On the other hand, if a homeowner needs a large loan amount, a home equity loan or home equity line of credit might offer them a better interest rate and longer loan term than even the best home improvement loan. Home equity loans are secured, though, meaning the lender has collateral if a borrower defaults on payments. This means that the stakes are higher, and if a borrower runs into a situation where they can’t make their payments, the lender could levy their home.
Cost of Using One of the Best Home Improvement Loans
Before signing on the dotted line for one of the best home improvement loans, it’s important to review the costs of the loan. In addition to the interest rate on the loan, many lenders also charge hefty fees that add to the cost of the loan. For instance, some lenders charge origination fees ranging between 1 and 8 percent of the loan amount. Other expenses could include late payment fees, insufficient funds fees, prepayment penalties, and additional fees that will add to the cost of the loan. The total amount of these fees could make one of the best home improvement loans more costly than other financing options available to pay for home improvements.

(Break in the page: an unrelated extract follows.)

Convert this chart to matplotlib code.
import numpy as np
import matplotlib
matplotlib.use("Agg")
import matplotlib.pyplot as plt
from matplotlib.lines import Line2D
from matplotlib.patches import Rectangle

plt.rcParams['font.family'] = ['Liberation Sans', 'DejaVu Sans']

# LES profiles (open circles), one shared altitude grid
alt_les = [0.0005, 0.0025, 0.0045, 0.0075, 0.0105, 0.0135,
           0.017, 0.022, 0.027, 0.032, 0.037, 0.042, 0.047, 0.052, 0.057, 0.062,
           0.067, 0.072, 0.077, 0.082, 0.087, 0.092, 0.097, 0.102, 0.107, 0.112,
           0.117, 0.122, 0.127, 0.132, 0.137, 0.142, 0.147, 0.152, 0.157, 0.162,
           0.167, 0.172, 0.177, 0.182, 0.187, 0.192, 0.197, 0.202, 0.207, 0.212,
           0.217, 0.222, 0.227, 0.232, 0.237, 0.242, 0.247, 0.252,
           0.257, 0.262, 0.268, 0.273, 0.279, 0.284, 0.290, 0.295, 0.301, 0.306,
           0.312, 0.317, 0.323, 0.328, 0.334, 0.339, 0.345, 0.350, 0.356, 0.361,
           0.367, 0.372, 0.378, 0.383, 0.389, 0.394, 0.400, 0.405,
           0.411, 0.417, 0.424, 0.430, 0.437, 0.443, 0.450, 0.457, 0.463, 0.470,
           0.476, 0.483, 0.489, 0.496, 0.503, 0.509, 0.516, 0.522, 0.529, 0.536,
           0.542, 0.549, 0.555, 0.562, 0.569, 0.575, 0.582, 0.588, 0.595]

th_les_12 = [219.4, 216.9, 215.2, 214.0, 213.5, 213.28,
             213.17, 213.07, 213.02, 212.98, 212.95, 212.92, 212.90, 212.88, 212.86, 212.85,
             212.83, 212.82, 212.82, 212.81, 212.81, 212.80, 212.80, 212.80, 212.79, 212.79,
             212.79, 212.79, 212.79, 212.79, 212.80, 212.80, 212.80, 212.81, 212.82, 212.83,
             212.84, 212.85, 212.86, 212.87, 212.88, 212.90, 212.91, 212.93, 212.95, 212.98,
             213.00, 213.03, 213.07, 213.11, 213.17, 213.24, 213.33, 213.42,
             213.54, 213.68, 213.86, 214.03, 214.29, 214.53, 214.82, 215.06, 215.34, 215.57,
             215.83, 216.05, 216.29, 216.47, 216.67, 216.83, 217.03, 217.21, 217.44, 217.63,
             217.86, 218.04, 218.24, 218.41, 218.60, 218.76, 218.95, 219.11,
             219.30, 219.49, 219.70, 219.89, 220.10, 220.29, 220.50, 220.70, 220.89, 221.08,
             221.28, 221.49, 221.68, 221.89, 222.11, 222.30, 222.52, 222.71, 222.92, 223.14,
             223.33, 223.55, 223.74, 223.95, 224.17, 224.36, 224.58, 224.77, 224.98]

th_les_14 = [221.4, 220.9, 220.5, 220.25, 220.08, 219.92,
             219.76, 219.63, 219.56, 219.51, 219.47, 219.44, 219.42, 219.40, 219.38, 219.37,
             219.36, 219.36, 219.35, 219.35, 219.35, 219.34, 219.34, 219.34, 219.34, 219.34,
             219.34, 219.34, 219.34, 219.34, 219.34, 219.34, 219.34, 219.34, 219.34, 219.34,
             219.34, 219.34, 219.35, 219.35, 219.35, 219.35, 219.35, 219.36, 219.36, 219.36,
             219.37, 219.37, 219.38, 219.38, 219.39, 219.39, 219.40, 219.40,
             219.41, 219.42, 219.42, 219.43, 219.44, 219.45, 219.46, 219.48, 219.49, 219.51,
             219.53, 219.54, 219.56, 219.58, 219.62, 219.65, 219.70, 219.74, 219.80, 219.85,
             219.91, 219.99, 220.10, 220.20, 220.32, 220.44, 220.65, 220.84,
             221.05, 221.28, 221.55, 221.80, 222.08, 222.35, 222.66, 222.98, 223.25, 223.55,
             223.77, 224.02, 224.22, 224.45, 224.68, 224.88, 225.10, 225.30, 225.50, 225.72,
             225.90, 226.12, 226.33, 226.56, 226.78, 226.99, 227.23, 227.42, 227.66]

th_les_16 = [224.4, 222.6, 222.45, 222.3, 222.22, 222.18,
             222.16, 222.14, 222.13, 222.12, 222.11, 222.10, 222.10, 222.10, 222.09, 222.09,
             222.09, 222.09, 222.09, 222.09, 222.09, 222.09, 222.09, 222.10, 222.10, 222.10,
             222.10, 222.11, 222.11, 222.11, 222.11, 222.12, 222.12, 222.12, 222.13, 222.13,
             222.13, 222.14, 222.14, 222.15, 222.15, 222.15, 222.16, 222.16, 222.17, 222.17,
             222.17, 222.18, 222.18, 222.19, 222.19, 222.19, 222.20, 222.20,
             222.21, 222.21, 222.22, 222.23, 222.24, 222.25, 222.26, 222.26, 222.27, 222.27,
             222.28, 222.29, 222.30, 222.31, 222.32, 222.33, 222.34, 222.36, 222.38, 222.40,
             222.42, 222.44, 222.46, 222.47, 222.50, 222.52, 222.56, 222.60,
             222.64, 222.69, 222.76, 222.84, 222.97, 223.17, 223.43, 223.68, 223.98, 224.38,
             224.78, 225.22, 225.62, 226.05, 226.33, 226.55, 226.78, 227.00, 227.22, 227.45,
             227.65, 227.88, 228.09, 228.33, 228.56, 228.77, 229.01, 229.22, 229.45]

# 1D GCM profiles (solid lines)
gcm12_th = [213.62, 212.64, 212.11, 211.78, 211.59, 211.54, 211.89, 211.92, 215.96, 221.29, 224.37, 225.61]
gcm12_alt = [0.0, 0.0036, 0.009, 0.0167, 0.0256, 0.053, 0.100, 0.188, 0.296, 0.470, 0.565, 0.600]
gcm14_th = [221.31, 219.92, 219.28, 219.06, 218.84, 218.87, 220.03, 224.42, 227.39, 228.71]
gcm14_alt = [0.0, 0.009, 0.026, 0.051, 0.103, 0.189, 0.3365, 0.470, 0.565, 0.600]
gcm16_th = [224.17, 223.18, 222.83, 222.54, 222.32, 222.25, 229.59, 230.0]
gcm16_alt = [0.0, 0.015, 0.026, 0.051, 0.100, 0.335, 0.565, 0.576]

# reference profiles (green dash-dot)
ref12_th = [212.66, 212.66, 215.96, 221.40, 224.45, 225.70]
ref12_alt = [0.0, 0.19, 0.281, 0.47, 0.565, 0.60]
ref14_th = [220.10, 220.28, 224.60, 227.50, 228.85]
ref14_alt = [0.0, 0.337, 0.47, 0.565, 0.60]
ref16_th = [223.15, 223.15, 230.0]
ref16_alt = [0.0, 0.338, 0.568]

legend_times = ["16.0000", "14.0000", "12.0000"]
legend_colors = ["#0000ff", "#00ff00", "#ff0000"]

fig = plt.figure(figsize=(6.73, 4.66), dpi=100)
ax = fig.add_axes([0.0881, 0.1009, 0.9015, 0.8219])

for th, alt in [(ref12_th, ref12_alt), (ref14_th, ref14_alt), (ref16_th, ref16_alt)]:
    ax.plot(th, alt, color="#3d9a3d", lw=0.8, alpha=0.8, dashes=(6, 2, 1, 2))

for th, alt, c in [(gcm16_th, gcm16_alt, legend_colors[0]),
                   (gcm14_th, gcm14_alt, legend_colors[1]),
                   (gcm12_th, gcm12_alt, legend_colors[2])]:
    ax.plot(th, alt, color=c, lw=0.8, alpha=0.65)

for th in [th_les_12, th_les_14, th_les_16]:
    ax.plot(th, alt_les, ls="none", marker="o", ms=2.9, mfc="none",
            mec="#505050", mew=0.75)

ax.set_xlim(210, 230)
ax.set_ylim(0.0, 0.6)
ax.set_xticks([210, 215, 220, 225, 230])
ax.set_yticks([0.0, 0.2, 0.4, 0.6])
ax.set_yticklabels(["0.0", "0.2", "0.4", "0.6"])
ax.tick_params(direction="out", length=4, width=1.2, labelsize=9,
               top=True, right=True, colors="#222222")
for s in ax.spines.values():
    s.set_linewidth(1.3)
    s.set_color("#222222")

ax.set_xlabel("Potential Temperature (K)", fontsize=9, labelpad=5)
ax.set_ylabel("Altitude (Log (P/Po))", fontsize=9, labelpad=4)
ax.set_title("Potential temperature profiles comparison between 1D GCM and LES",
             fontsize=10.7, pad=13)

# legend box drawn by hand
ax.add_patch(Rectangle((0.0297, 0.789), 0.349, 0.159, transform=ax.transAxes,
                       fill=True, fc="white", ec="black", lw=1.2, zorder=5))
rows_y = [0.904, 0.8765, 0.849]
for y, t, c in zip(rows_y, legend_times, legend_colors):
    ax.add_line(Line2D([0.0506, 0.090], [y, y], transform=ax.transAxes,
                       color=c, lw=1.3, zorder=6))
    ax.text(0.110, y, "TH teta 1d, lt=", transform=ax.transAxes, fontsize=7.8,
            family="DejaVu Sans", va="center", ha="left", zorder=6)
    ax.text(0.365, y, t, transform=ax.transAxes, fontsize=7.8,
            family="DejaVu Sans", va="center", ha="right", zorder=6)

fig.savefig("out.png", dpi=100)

The Advantages of Using One of the Best Home Improvement Loans
Using one of the best home improvement loans could be the most affordable option for paying for the improvements or repairs a home needs without having to pay a daunting amount of money up front. There are some benefits to choosing a home improvement loan, including:
- Repairs and upgrades can increase a home’s value. Remodeling the kitchen, refinishing hardwood floors, and adding landscaping have some of the best returns on investment.

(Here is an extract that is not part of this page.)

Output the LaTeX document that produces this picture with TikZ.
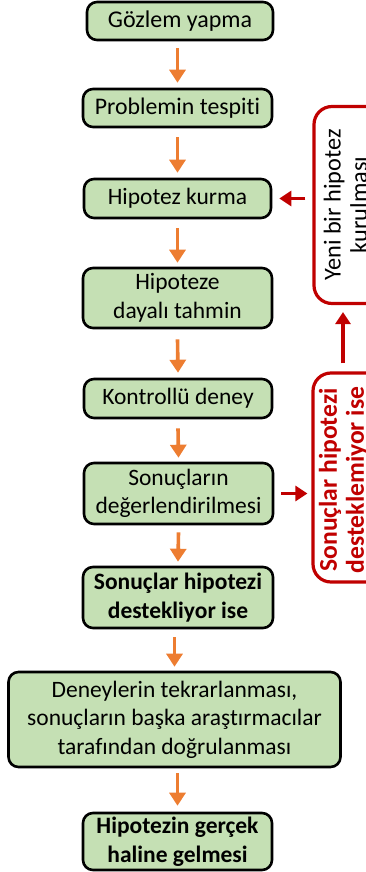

- Homeowners don’t have to wait to save up money to make repairs, causing the situation to worsen and become costlier the longer it’s left untreated.
- Personal home improvement loans have fixed monthly payments, so homeowners can budget accordingly and know exactly how much they’re paying.
FAQs
When shopping for the best home improvement loans, it’s essential to know exactly what you are shopping for regarding interest rates, loan amounts, loan terms, and minimum credit score requirements. Having this knowledge beforehand could save you valuable time when talking to lenders. It also could provide insight on how to improve your financial situation before applying for any loan.
Q. What kind of loan should I get for home improvements?
A personal home improvement loan could provide the best way to pay for home improvements. But the type of loan a borrower opts for will ultimately depend on the extent of the renovations. For example, an FHA 203(k) rehab loan might be better if a borrower is buying a fixer-upper and needs to complete extensive, whole-home remodeling. Borrowers might benefit from one of the best home improvement credit card options for small-scale projects.
Q. What credit score do I need to qualify for a home improvement loan?
Many lenders require a minimum credit score of 660 to qualify for a home improvement loan, although some lenders may have lower or higher minimum requirements.
Q. Are home improvement loans tax-deductible?
If your home improvement loan is secured by your home, such as with a home equity loan or home equity line of credit, the interest and fees on the loan could be tax-deductible.
Q. Do banks offer home improvement loans?
Yes, many banks like Wells Fargo offer home improvement loans. Some banks offer discounts for existing bank customers, and some borrowers may prefer consolidating their loans and accounts to one financial institution. However, borrowers should compare the rates and terms of bank loans against other lenders to ensure they’re getting the best deal.